Is there still a federal solar tax credit in 2026? Not for homeowner-owned residential systems. The 30% Residential Clean Energy Credit (Section 25D) ended for systems placed in service after December 31, 2025. Leases and power purchase agreements may still capture a separate business credit that the installer claims.
Does Florida have solar incentives without the federal credit? Yes. Florida offers a 100% property tax exemption on the added home value from solar, a sales tax exemption on solar equipment, and full retail net metering for customers of investor-owned utilities like FPL, Duke, and TECO.
Should I put solar panels on an old roof? Generally no. Panels last decades, so installing them on a roof near the end of its life means paying to remove and reinstall them when you re-roof. Sort the roof first, then add solar.
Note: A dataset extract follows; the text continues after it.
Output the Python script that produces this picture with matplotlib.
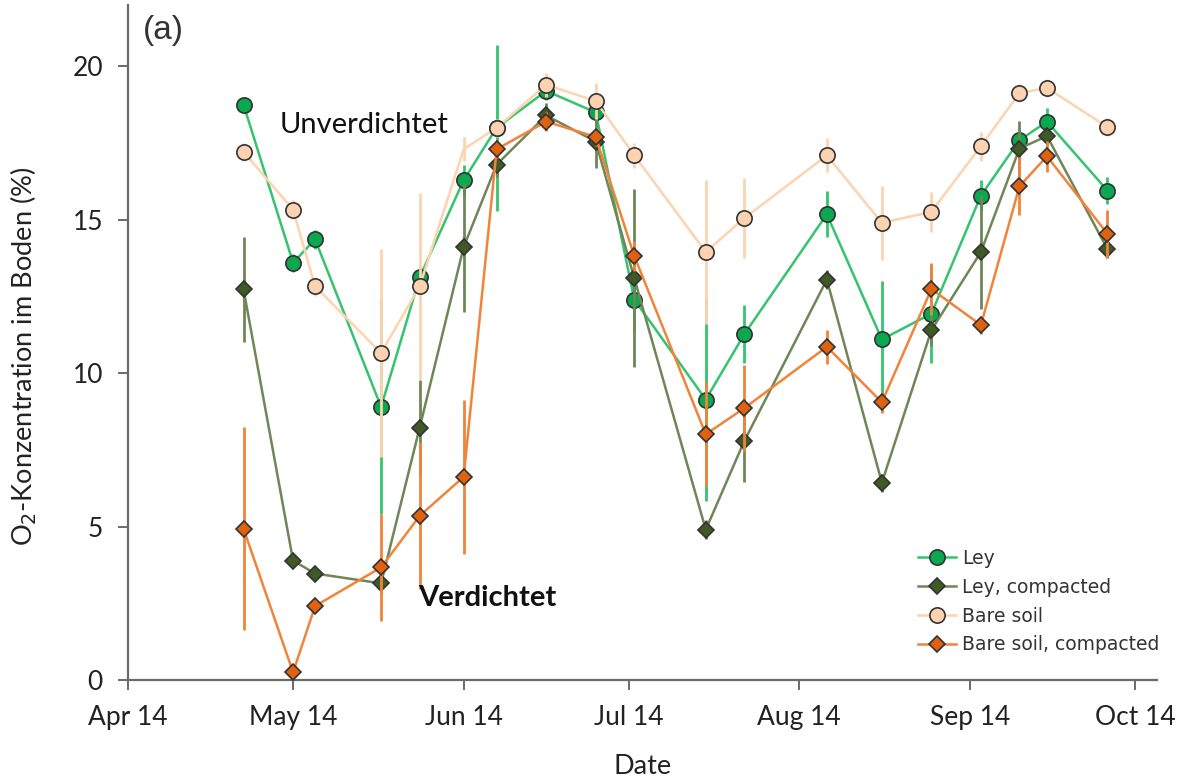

Do solar panels survive Florida hurricanes? Properly permitted, wind-rated systems are engineered for Florida's design wind speeds, and a good installer pulls a permit and uses approved mounting. Quality installation and roof condition matter more than the panels themselves.
How do I avoid solar sales scams in Florida? Be skeptical of door-to-door pitches promising "free" solar, read any lease or PPA terms in full, verify the installer's license, and get more than one quote. Run the payback math yourself rather than trusting a salesperson's projection.